Which of my dogs sounds scarier: A German shepherd or a beagle? You’d think the former, right? If so, you’d be wrong. I’ll explain why. For many months now I have played with my mini dog (on and off I mean) and it seems recently he has got a bit bored with me and my games and upped his intensity a notch or two. He used to bite me playfully, but last week he dived straight into my face, causing a wound about 3 mm long. ‘Ow wow’. Yeah, but it was a good 2 mm deep, which is pretty impressive coming from what is known as a ‘toy pet’, according to google. I hoped that would be a one off, but no, a few days ago, he bit right into my arm causing a very similar wound. That wouldn’t be TOO much of a problem, but the thing chewed right through my mole. You don’t want to scar a mole. As I type this up, it’s not looking good, it’s gone black, turned into a weird shape and basically, it looks manky. Even though (I hope) it’s not cancerous, it actually appears like it is. Could I use my laceration for sympathy? Could I get a free pizza or two? Come on. I’m dying. :’( Maybe I could get people to run a marathon for me which isn’t as useful, but it would give me a power trip. :P
More strangely, it also looks like I’m going through the very, very early stages of the black death. Unfortunately I’m sure that will get me less empathy. Not only does plague look a lot worse than cancer, it’s also infectious. But once again… let’s look on the bright side: If someone ever tried to mug me, all I’d have to do is wave my apparently diseased arm in the robber’s faces and they’d run away in a second. Maybe I could chase after THEM. If I was feeling baddass, I could also do some impressive Bruce Lee style stances. Hopefully they would be caught on CCTV. If asked to explain my actions to the police at a later time, I wouldn’t mention my mole. I’d just say I was feeling swag. Despite the obvious advantages of my situation, I’m still going to make my dog tone things down in the future, though. I don’t want half of my face to be hanging off in a year’s time. Nor do I want to lose a limb.

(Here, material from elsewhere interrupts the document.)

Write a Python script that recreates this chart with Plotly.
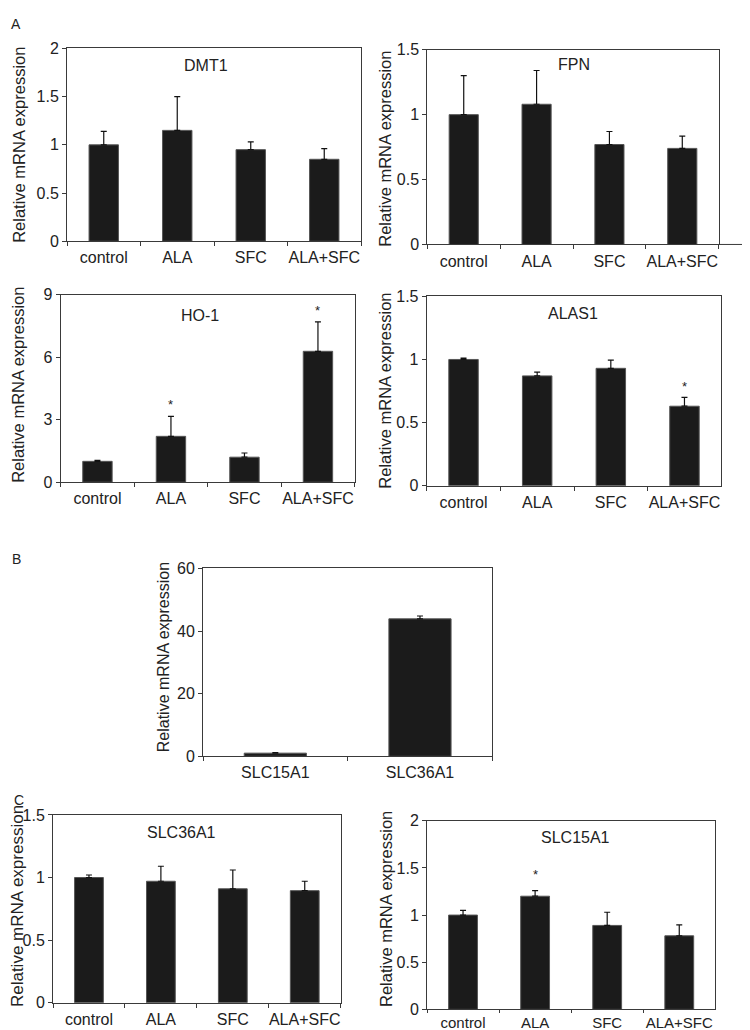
import plotly.graph_objects as go

# ---------------- data ----------------
categories = ["control", "ALA", "SFC", "ALA+SFC"]

dmt1 = [1.0, 1.15, 0.95, 0.85]
dmt1_err = [0.14, 0.35, 0.08, 0.11]

fpn = [1.0, 1.08, 0.77, 0.74]
fpn_err = [0.30, 0.26, 0.10, 0.095]

ho1 = [1.0, 2.2, 1.2, 6.28]
ho1_err = [0.05, 0.96, 0.2, 1.41]
ho1_sig = [False, True, False, True]

alas1 = [1.0, 0.87, 0.93, 0.63]
alas1_err = [0.01, 0.03, 0.065, 0.07]
alas1_sig = [False, False, False, True]

genes_b = ["SLC15A1", "SLC36A1"]
b_vals = [1.0, 43.9]
b_err = [0.2, 0.9]

slc36a1 = [1.0, 0.97, 0.91, 0.895]
slc36a1_err = [0.02, 0.12, 0.15, 0.075]

slc15a1 = [1.0, 1.2, 0.89, 0.78]
slc15a1_err = [0.05, 0.06, 0.14, 0.115]
slc15a1_sig = [False, True, False, False]

ytitle = "Relative mRNA expression"

# ---------------- layout helpers ----------------
W, H = 750, 1030
FONT = "Liberation Sans, Arial, sans-serif"
TXT = "#222222"
AX = "#3a3a3a"


def dx(px):
    return px / W


def dy(py):
    return 1 - py / H


panels = [
    dict(cats=categories, v=dmt1, e=dmt1_err, sig=None, title="DMT1", box=(59, 353, 33, 229),
         yr=2, dt=0.5, bw=0.4, tpos=(198, 50), ypos=(11, 131), ysz=16.5),
    dict(cats=categories, v=fpn, e=fpn_err, sig=None, title="FPN", box=(419.3, 710.7, 34.3, 232.3),
         yr=1.5, dt=0.5, bw=0.4, tpos=(566, 49), ypos=(377, 135), ysz=16.5),
    dict(cats=categories, v=ho1, e=ho1_err, sig=ho1_sig, title="HO-1", box=(52.7, 346.7, 283.3, 474),
         yr=9, dt=3, bw=0.4, tpos=(192, 305), ypos=(10, 375), ysz=16.5, sshift=2),
    dict(cats=categories, v=alas1, e=alas1_err, sig=alas1_sig, title="ALAS1", box=(418.7, 713.3, 285, 477.7),
         yr=1.5, dt=0.5, bw=0.4, tpos=(565, 303), ypos=(377, 381), ysz=16.5, sshift=1),
    dict(cats=genes_b, v=b_vals, e=b_err, sig=None, title=None, box=(195, 484.3, 561.7, 752.7),
         yr=60, dt=20, bw=0.43, tpos=None, ypos=(155, 652), ysz=16),
    dict(cats=categories, v=slc36a1, e=slc36a1_err, sig=None, title="SLC36A1", box=(45, 332.7, 812.3, 1003.3),
         yr=1.5, dt=0.5, bw=0.4, tpos=(173, 830), ypos=(9, 905), ysz=17),
    dict(cats=categories, v=slc15a1, e=slc15a1_err, sig=slc15a1_sig, title="SLC15A1", box=(419, 707.3, 818.3, 1010),
         yr=2, dt=0.5, bw=0.4, tpos=(567, 835), ypos=(378, 908), ysz=16.5, sshift=7,
         standoff=0, xtlen=3, xfs=15),
]

fig = go.Figure()
annotations = []
layout = dict(
    width=W, height=H,
    margin=dict(l=0, r=0, t=0, b=0),
    paper_bgcolor="white", plot_bgcolor="white",
    showlegend=False,
    font=dict(family=FONT, size=15, color=TXT),
)

for i, p in enumerate(panels, start=1):
    xa = "x" if i == 1 else f"x{i}"
    ya = "y" if i == 1 else f"y{i}"
    x0, x1, yt, yb = p["box"]
    fig.add_trace(go.Bar(
        x=p["cats"], y=p["v"], xaxis=xa, yaxis=ya, width=p["bw"],
        marker=dict(color="#1b1b1b", line=dict(color="#555555", width=1)),
        error_y=dict(type="data", array=p["e"], arrayminus=[0] * len(p["e"]), symmetric=False,
                     color="#111111", thickness=1.2, width=3),
        hoverinfo="skip",
    ))
    layout[f"xaxis{'' if i == 1 else i}"] = dict(
        domain=[dx(x0), dx(x1)], anchor=ya, type="category",
        showline=True, linecolor=AX, linewidth=1, mirror=True,
        ticks="outside", tickson="boundaries", ticklen=p.get("xtlen", 4), tickcolor=AX,
        tickangle=0, ticklabelstandoff=p.get("standoff", 2),
        showgrid=False, zeroline=False, tickfont=dict(size=p.get("xfs", 16), color=TXT),
    )
    layout[f"yaxis{'' if i == 1 else i}"] = dict(
        domain=[dy(yb), dy(yt)], anchor=xa, range=[0, p["yr"]], dtick=p["dt"],
        showline=True, linecolor=AX, linewidth=1, mirror=True,
        ticks="outside", ticklen=4, tickcolor=AX,
        showgrid=False, zeroline=False, tickfont=dict(size=16, color=TXT),
    )
    if p["title"]:
        annotations.append(dict(text=p["title"], xref="paper", yref="paper",
                                x=dx(p["tpos"][0]), y=dy(p["tpos"][1]), showarrow=False,
                                xanchor="center", yanchor="middle", font=dict(size=16, color=TXT)))
    annotations.append(dict(text=ytitle, xref="paper", yref="paper", textangle=-90,
                            x=dx(p["ypos"][0]), y=dy(p["ypos"][1]), showarrow=False,
                            xanchor="center", yanchor="middle", font=dict(size=p["ysz"], color=TXT)))
    if p["sig"]:
        for c, v, e, s in zip(p["cats"], p["v"], p["e"], p["sig"]):
            if s:
                annotations.append(dict(text="*", xref=xa, yref=ya, x=c, y=v + e, showarrow=False,
                                        xanchor="center", yanchor="bottom", yshift=p.get("sshift", 0),
                                        font=dict(size=13, color=TXT)))

# panel letters
for letter, (px, py) in {"A": (8, 8), "B": (8, 552), "C": (11, 797)}.items():
    annotations.append(dict(text=letter, xref="paper", yref="paper", x=dx(px), y=dy(py),
                            showarrow=False, xanchor="center", yanchor="middle",
                            font=dict(size=14, color=TXT)))

layout["annotations"] = annotations
# extension of the FPN baseline to the right edge
layout["shapes"] = [dict(type="line", xref="paper", yref="paper",
                         x0=dx(710.7), x1=1.0, y0=dy(232.3), y1=dy(232.3),
                         line=dict(color=AX, width=1))]

fig.update_layout(**layout)
fig.write_html("out.html")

Even more recently, I bought a used (well previously owned at least) CD from a charity shop, again. Interestingly it was an album by the band Holy F**k. Who gave such a titled album away?? Picture a sweet old lady looking for an affordable gift for her grandchild. Then she sees THAT. Imagine the look of horror on her face. Even worse, imagine if her eyesight wasn’t so good and she purchased the CD as she thought it was as good as any other. (Or maybe she thought it said ‘Holy Fun’). What happens when the birthday boy or whatever opens his gift? ‘Oh no, grandma’s had a breakdown!’ Not funny, is it? I thought is was bad enough when someone donated the scary looking ‘Reign in Blood’ release by Slayer. Anywho, that’s it from me for now, I kind of want to get on with my Eurovision superblog. I won’t give any spoilers, but my entry will also give fascinating insights into pigeon behaviour! Bye!